Published On: Wed, May 16th, 2012

Five fantasy apps for the summer It’s official

Two dapper gents. One chesterfield sofa. And a shared penchant for ruby red English ales, the odd packet of pork scratching and the finest slice of Neapolitan pizza.

So pull up a chair, pour yourself a tall drink and let’s share the often indecipherable musings of the modern man. 

Appy Days… 

 

2012 has brought with it the wettest spring since Noah disappeared down to the shed at the bottom of the garden, and emerged days later with a triumphant “ta da!”. Mrs Noah no doubt shook her head wearily and shot him a look that could skin a cactus, but it proved useful later. The ensuing flood was good for garden (and very useful for the veggie patch given the hosepipe ban) so everybody was happy.
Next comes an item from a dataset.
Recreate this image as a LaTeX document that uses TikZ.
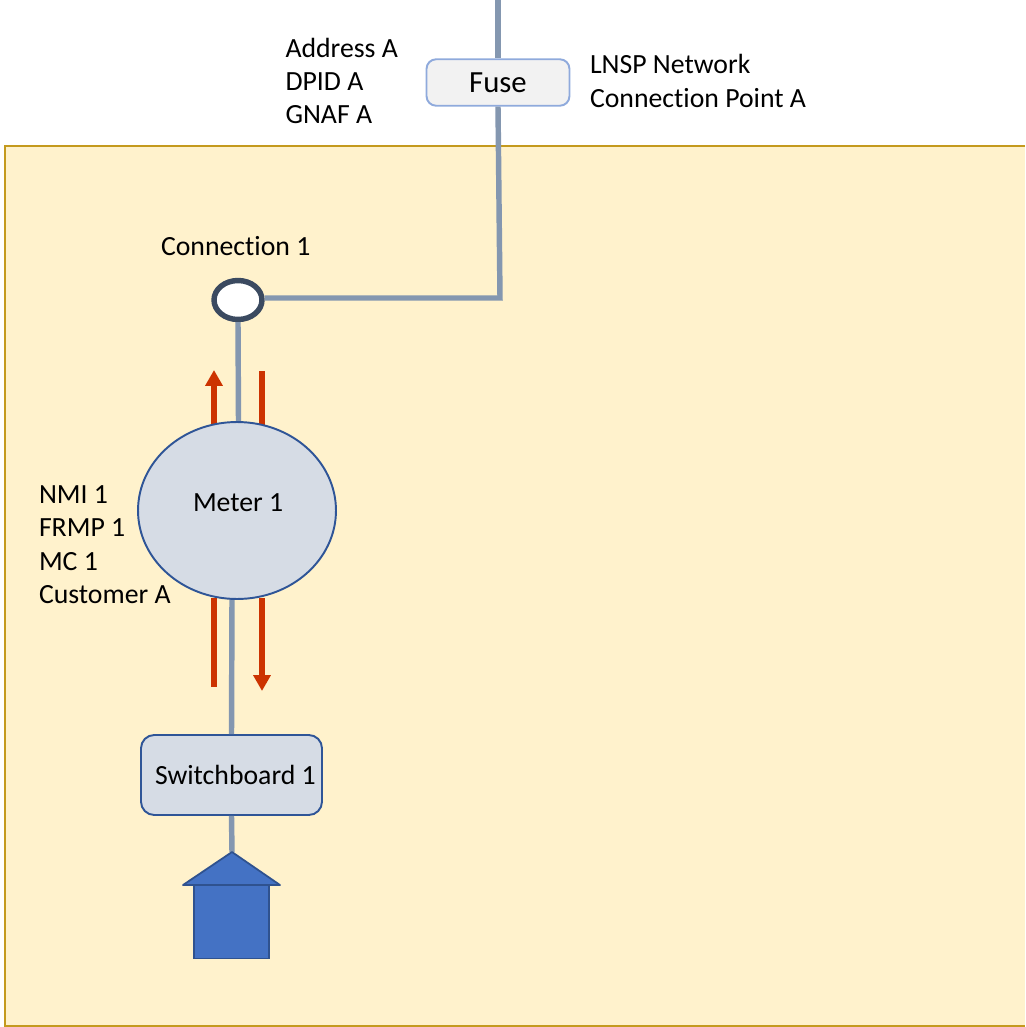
\documentclass[tikz,border=0pt]{standalone}
\usepackage{fontspec}
\setmainfont[Ligatures=NoCommon]{Carlito}
\usetikzlibrary{shapes.geometric,arrows.meta}

\definecolor{yardfill}{HTML}{FFF2CC}
\definecolor{yardline}{HTML}{C49A1E}
\definecolor{wire}{HTML}{8497B0}
\definecolor{connline}{HTML}{3B4A60}
\definecolor{boxfill}{HTML}{D6DCE5}
\definecolor{boxline}{HTML}{2F5597}
\definecolor{fuseline}{HTML}{8FAADC}
\definecolor{flow}{HTML}{CC3300}
\definecolor{housefill}{HTML}{4472C4}
\definecolor{houseline}{HTML}{2F528F}

\tikzset{
  wireline/.style={draw=wire, line width=3.1pt},
  flowline/.style={draw=flow, line width=3.1pt},
  flowarrow/.style={flowline, -{Triangle[length=9pt,width=9.5pt]}},
  txt/.style={inner sep=0pt, outer sep=0pt, align=left, anchor=west,
    font=\fontsize{15.8}{19}\selectfont},
}

\begin{document}
\begin{tikzpicture}[x=0.02cm, y=-0.02cm]
    \useasboundingbox (0,0) rectangle (1025,1027);

    \fill[yardfill] (5,146) rectangle (1025,1026);
    \draw[yardline, line width=1.2pt] (1025,146) -- (5,146) -- (5,1026) -- (1025,1026);

    \coordinate (top) at (498,0);
    \coordinate (corner) at (500,298);
    \coordinate (roof) at (232,852);
    \coordinate (meterin) at (238.5,422);
    \coordinate (meterout) at (232,599);

    \node[ellipse, draw=connline, fill=white, line width=3.1pt, inner sep=0pt,
      minimum width=0.96cm, minimum height=0.78cm] (conn) at (238,300) {};
    \node[rectangle, rounded corners=5.5pt, draw=fuseline, fill=black!5, line width=1.1pt,
      minimum width=2.86cm, minimum height=0.93cm, font=\fontsize{17.5}{21}\selectfont] (fuse) at (498,82.5) {Fuse};
    \node[rectangle, rounded corners=7.5pt, draw=boxline, fill=boxfill, line width=1.1pt,
      minimum width=3.62cm, minimum height=1.6cm] (switchboard) at (231.5,775) {};

    \draw[wireline] (top) -- (fuse.north);
    \draw[wireline] (fuse.south) -- (corner) -- (conn.east |- corner);
    \draw[wireline] (conn.south) -- (meterin);
    \draw[wireline] (meterout) -- (switchboard.north);
    \draw[wireline] (switchboard.south) -- (roof);

    \coordinate (upa) at (214,425);
    \coordinate (upb) at (214,370);
    \coordinate (upc) at (262,425);
    \coordinate (upd) at (262,371);
    \coordinate (downa) at (214,598);
    \coordinate (downb) at (214,687);
    \coordinate (downc) at (262,598);
    \coordinate (downd) at (262,691);
    \draw[flowarrow] (upa) -- (upb);
    \draw[flowline] (upc) -- (upd);
    \draw[flowline] (downa) -- (downb);
    \draw[flowarrow] (downc) -- (downd);

    \node[ellipse, draw=boxline, fill=boxfill, line width=1.1pt, inner sep=0pt,
      minimum width=3.96cm, minimum height=3.54cm] (meter) at (237,510.5) {};

    % house
    \node[rectangle, draw=houseline, fill=housefill, line width=1pt, inner sep=0pt,
      minimum width=1.5cm, minimum height=1.46cm] (house) at (231.5,922) {};
    \draw[houseline, fill=housefill, line width=1pt, line join=round]
      (roof) -- (280,885) -- (183,885) -- cycle;

    \node[txt] (address) at (285.5,81) {Address A\\DPID A\\GNAF A};
    \node[txt] (lnsp) at (590,81) {LNSP Network\\Connection Point A};
    \node[txt] (connlabel) at (161,246) {Connection 1};
    \node[txt] (meterlabel) at (193,503) {Meter 1};
    \node[txt] (nmi) at (39,544.5) {NMI 1\\FRMP 1\\MC 1\\Customer A};
    \node[txt] (boardlabel) at (155,775) {Switchboard 1};
  \end{tikzpicture}
\end{document}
But have hope hombres, we’d like to think that we’ve had our fair share of washout summers. It might even be time to fantasise about sweet sunshine embalming the nation for weeks on end, culminating in England beating Germany 9-0 in the Euro finals.

As it is we’re on the sofa once more dodging the rain, and idling towards the half a million apps that have become available on our handheld brains. The iPhone.

It has got us thinking. What truly man-friendly apps could be developed by those bespectacled lab rats at Apple to make our lives complete this summer?

Well in keeping with the biblical references, first up is the Moses for a Day App. Being the patriotic pillars of society that we are, we will be joining Liz in celebration of her 500th year on the throne and sitting on unfeasibly long tables stretching down unfeasibly long streets. Now as we sit there munching on our coronation chicken (which, incidentally, is surely due for a movie style reboot or technological advance – maybe to be renamed Jubilee Chicken 2.0?), the last thing we want is to be blighted by the weather.

The Moses for a Day App will let you part the clouds and ensure sunshine for exactly 74 minutes.

In keeping with the Jubilee theme, the Wasp Z-App could prove most useful for those outdoor summer events; warding off the buzzing menace permanently with a small yet self targeting laser beam.

But we must not forget that summer 2012 means football, whether you like it or not. So imagine if you will the Chill App, which plunges your phone to near liquid nitrogen levels of coolness and acts as a chilled drinks holder for crisp continental beers.

Lastly on the subject of football is the cherry of all cherries, the patented Penalty Wobbles App. With a simple click of a button you would guarantee to make a penalty taker fluff his shot, or if you upgrade to Penalty Wobbles Deluxe App (for a mere £0.79 extra), you can make Christiano Ronaldo kick his own face.

So before we leave you to go and take another thin and crispy out of the oven and watch the delights of Countdown, there is time for one final app. It is, of course, Olympics related given that our mighty nation will be hosting the finest sports people across the world this summer.

We all want to be in good shape physically ourselves but few of us have the time or inclination to do sprints, squats or star jumps every ten minutes. The dream ticket therefore is the Fat Attack App. Simply activate the app at your convenience and wave the phone like a wand over the.. ahem.. less than toned areas. As if by magic the fat will be banished, leaving muscles on display that you haven’t been seen since you were 16.